SUPPLIED MATERIAL
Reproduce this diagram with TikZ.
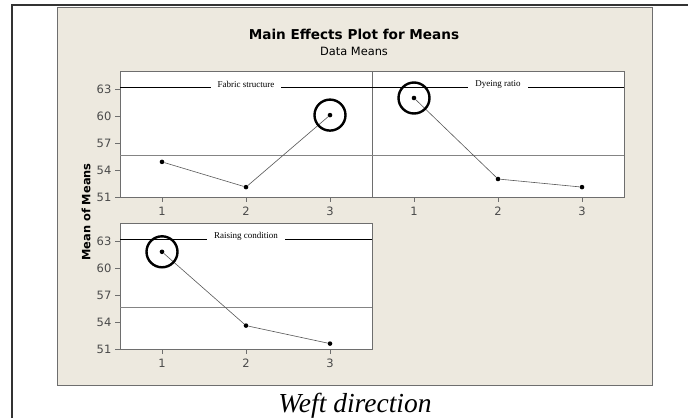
\documentclass[tikz,border=0pt]{standalone}
\usepackage{fontspec}
\setmainfont{Liberation Serif}
\newfontfamily\mtabfont{DejaVu Sans}
\usetikzlibrary{positioning}
\definecolor{PanelBeige}{HTML}{EDE9DF}
\definecolor{FrameGray} {HTML}{6E6E6E}
\definecolor{TickGray}  {HTML}{4A4A4A}
\tikzset{
  plotbox/.style={draw=FrameGray,fill=white,line width=0.9pt},
  meanline/.style={draw=FrameGray!85,line width=0.6pt},
  stripline/.style={draw=black,line width=0.6pt},
  striplab/.style={fill=white,inner xsep=7pt,inner ysep=1pt,yshift=3pt,
                   font=\fontsize{9}{10}\selectfont},
  dot/.style={circle,fill=black,inner sep=0pt,minimum size=4.6pt},
  dataline/.style={draw=black!65,line width=0.6pt},
  ring/.style={circle,draw=black,line width=2.4pt,minimum size=31pt,inner sep=0pt},
  ticklab/.style={font=\mtabfont\fontsize{11.5}{12}\selectfont,text=TickGray},
  tickmark/.style={draw=FrameGray,line width=0.6pt},
}

\begin{document}
\begin{tikzpicture}[x=1pt,y=-1pt]

  \useasboundingbox (0,0) rectangle (688,418);
  \fill[white] (0,0) rectangle (688,418);
  \draw[line width=1.8pt,black!80] (12,418) -- (12,5) -- (688,5);
  \draw[fill=PanelBeige,draw=FrameGray,line width=1pt] (57,7) rectangle (652,385);

  \node[font=\mtabfont\bfseries\fontsize{13.6}{15}\selectfont] (title) at (354,34)
    {Main Effects Plot for Means};
  \node[font=\mtabfont\fontsize{11.4}{13}\selectfont] (subtitle) at (354,51)
    {Data Means};
  \node[font=\mtabfont\bfseries\fontsize{11.4}{13}\selectfont,rotate=90] (ylab)
    at (86,212) {Mean of Means};

  % Fabric structure
  \begin{scope}[shift={(78,656)},x=84pt,y=9pt]
    \draw[plotbox] (0.5,50.9) rectangle (3.5,64.9);
    \draw[meanline] (0.5,55.68) -- (3.5,55.68);
    \draw[stripline] (0.5,63.2) -- (3.5,63.2);
    \node[striplab] (fslab) at (2,63.2) {Fabric structure};
    \foreach \v in {51,54,...,63}
      \draw[tickmark] (0.5,\v) -- ++(-5pt,0) node[ticklab,left=0pt] {\v};
    \foreach \k in {1,2,3}
      \draw[tickmark] (\k,50.9) -- ++(0,-4pt) node[ticklab,below=1.5pt] {\k};
    \node[dot] (fsA) at (1,54.9) {};
    \node[dot] (fsB) at (2,52.1) {};
    \node[dot] (fsC) at (3,60.1) {};
    \draw[dataline] (fsA) -- (fsB) -- (fsC);
    \node[ring] (fsring) at (fsC) {};
  \end{scope}

  % Dyeing ratio
  \begin{scope}[shift={(330,656)},x=84pt,y=9pt]
    \draw[plotbox] (0.5,50.9) rectangle (3.5,64.9);
    \draw[meanline] (0.5,55.68) -- (3.5,55.68);
    \draw[stripline] (0.5,63.2) -- (3.5,63.2);
    \node[striplab] (drlab) at (2,63.2) {Dyeing ratio};
    \foreach \k in {1,2,3}
      \draw[tickmark] (\k,50.9) -- ++(0,-4pt) node[ticklab,below=1.5pt] {\k};
    \node[dot] (drA) at (1,62.0) {};
    \node[dot] (drB) at (2,53.0) {};
    \node[dot] (drC) at (3,52.1) {};
    \draw[dataline] (drA) -- (drB) -- (drC);
    \node[ring] (drring) at (drA) {};
  \end{scope}

  % Raising condition
  \begin{scope}[shift={(78,808)},x=84pt,y=9pt]
    \draw[plotbox] (0.5,50.9) rectangle (3.5,64.9);
    \draw[meanline] (0.5,55.68) -- (3.5,55.68);
    \draw[stripline] (0.5,63.2) -- (3.5,63.2);
    \node[striplab] (rclab) at (2,63.2) {Raising condition};
    \foreach \v in {51,54,...,63}
      \draw[tickmark] (0.5,\v) -- ++(-5pt,0) node[ticklab,left=0pt] {\v};
    \foreach \k in {1,2,3}
      \draw[tickmark] (\k,50.9) -- ++(0,-4pt) node[ticklab,below=1.5pt] {\k};
    \node[dot] (rcA) at (1,61.8) {};
    \node[dot] (rcB) at (2,53.6) {};
    \node[dot] (rcC) at (3,51.6) {};
    \draw[dataline] (rcA) -- (rcB) -- (rcC);
    \node[ring] (rcring) at (rcA) {};
  \end{scope}

  \node[anchor=base,font=\itshape\fontsize{27.5}{30}\selectfont] (caption)
    at (355,412) {Weft direction};

\end{tikzpicture}
\end{document}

DIRECTIONS
Every line of the data should be copied as it stands, without the images.

COMPLETE RESPONSE
Reproduce this diagram with TikZ.
\documentclass[tikz,border=0pt]{standalone}
\usepackage{fontspec}
\setmainfont{Liberation Serif}
\newfontfamily\mtabfont{DejaVu Sans}
\usetikzlibrary{positioning}
\definecolor{PanelBeige}{HTML}{EDE9DF}
\definecolor{FrameGray} {HTML}{6E6E6E}
\definecolor{TickGray}  {HTML}{4A4A4A}
\tikzset{
  plotbox/.style={draw=FrameGray,fill=white,line width=0.9pt},
  meanline/.style={draw=FrameGray!85,line width=0.6pt},
  stripline/.style={draw=black,line width=0.6pt},
  striplab/.style={fill=white,inner xsep=7pt,inner ysep=1pt,yshift=3pt,
                   font=\fontsize{9}{10}\selectfont},
  dot/.style={circle,fill=black,inner sep=0pt,minimum size=4.6pt},
  dataline/.style={draw=black!65,line width=0.6pt},
  ring/.style={circle,draw=black,line width=2.4pt,minimum size=31pt,inner sep=0pt},
  ticklab/.style={font=\mtabfont\fontsize{11.5}{12}\selectfont,text=TickGray},
  tickmark/.style={draw=FrameGray,line width=0.6pt},
}

\begin{document}
\begin{tikzpicture}[x=1pt,y=-1pt]

  \useasboundingbox (0,0) rectangle (688,418);
  \fill[white] (0,0) rectangle (688,418);
  \draw[line width=1.8pt,black!80] (12,418) -- (12,5) -- (688,5);
  \draw[fill=PanelBeige,draw=FrameGray,line width=1pt] (57,7) rectangle (652,385);

  \node[font=\mtabfont\bfseries\fontsize{13.6}{15}\selectfont] (title) at (354,34)
    {Main Effects Plot for Means};
  \node[font=\mtabfont\fontsize{11.4}{13}\selectfont] (subtitle) at (354,51)
    {Data Means};
  \node[font=\mtabfont\bfseries\fontsize{11.4}{13}\selectfont,rotate=90] (ylab)
    at (86,212) {Mean of Means};

  % Fabric structure
  \begin{scope}[shift={(78,656)},x=84pt,y=9pt]
    \draw[plotbox] (0.5,50.9) rectangle (3.5,64.9);
    \draw[meanline] (0.5,55.68) -- (3.5,55.68);
    \draw[stripline] (0.5,63.2) -- (3.5,63.2);
    \node[striplab] (fslab) at (2,63.2) {Fabric structure};
    \foreach \v in {51,54,...,63}
      \draw[tickmark] (0.5,\v) -- ++(-5pt,0) node[ticklab,left=0pt] {\v};
    \foreach \k in {1,2,3}
      \draw[tickmark] (\k,50.9) -- ++(0,-4pt) node[ticklab,below=1.5pt] {\k};
    \node[dot] (fsA) at (1,54.9) {};
    \node[dot] (fsB) at (2,52.1) {};
    \node[dot] (fsC) at (3,60.1) {};
    \draw[dataline] (fsA) -- (fsB) -- (fsC);
    \node[ring] (fsring) at (fsC) {};
  \end{scope}

  % Dyeing ratio
  \begin{scope}[shift={(330,656)},x=84pt,y=9pt]
    \draw[plotbox] (0.5,50.9) rectangle (3.5,64.9);
    \draw[meanline] (0.5,55.68) -- (3.5,55.68);
    \draw[stripline] (0.5,63.2) -- (3.5,63.2);
    \node[striplab] (drlab) at (2,63.2) {Dyeing ratio};
    \foreach \k in {1,2,3}
      \draw[tickmark] (\k,50.9) -- ++(0,-4pt) node[ticklab,below=1.5pt] {\k};
    \node[dot] (drA) at (1,62.0) {};
    \node[dot] (drB) at (2,53.0) {};
    \node[dot] (drC) at (3,52.1) {};
    \draw[dataline] (drA) -- (drB) -- (drC);
    \node[ring] (drring) at (drA) {};
  \end{scope}

  % Raising condition
  \begin{scope}[shift={(78,808)},x=84pt,y=9pt]
    \draw[plotbox] (0.5,50.9) rectangle (3.5,64.9);
    \draw[meanline] (0.5,55.68) -- (3.5,55.68);
    \draw[stripline] (0.5,63.2) -- (3.5,63.2);
    \node[striplab] (rclab) at (2,63.2) {Raising condition};
    \foreach \v in {51,54,...,63}
      \draw[tickmark] (0.5,\v) -- ++(-5pt,0) node[ticklab,left=0pt] {\v};
    \foreach \k in {1,2,3}
      \draw[tickmark] (\k,50.9) -- ++(0,-4pt) node[ticklab,below=1.5pt] {\k};
    \node[dot] (rcA) at (1,61.8) {};
    \node[dot] (rcB) at (2,53.6) {};
    \node[dot] (rcC) at (3,51.6) {};
    \draw[dataline] (rcA) -- (rcB) -- (rcC);
    \node[ring] (rcring) at (rcA) {};
  \end{scope}

  \node[anchor=base,font=\itshape\fontsize{27.5}{30}\selectfont] (caption)
    at (355,412) {Weft direction};

\end{tikzpicture}
\end{document}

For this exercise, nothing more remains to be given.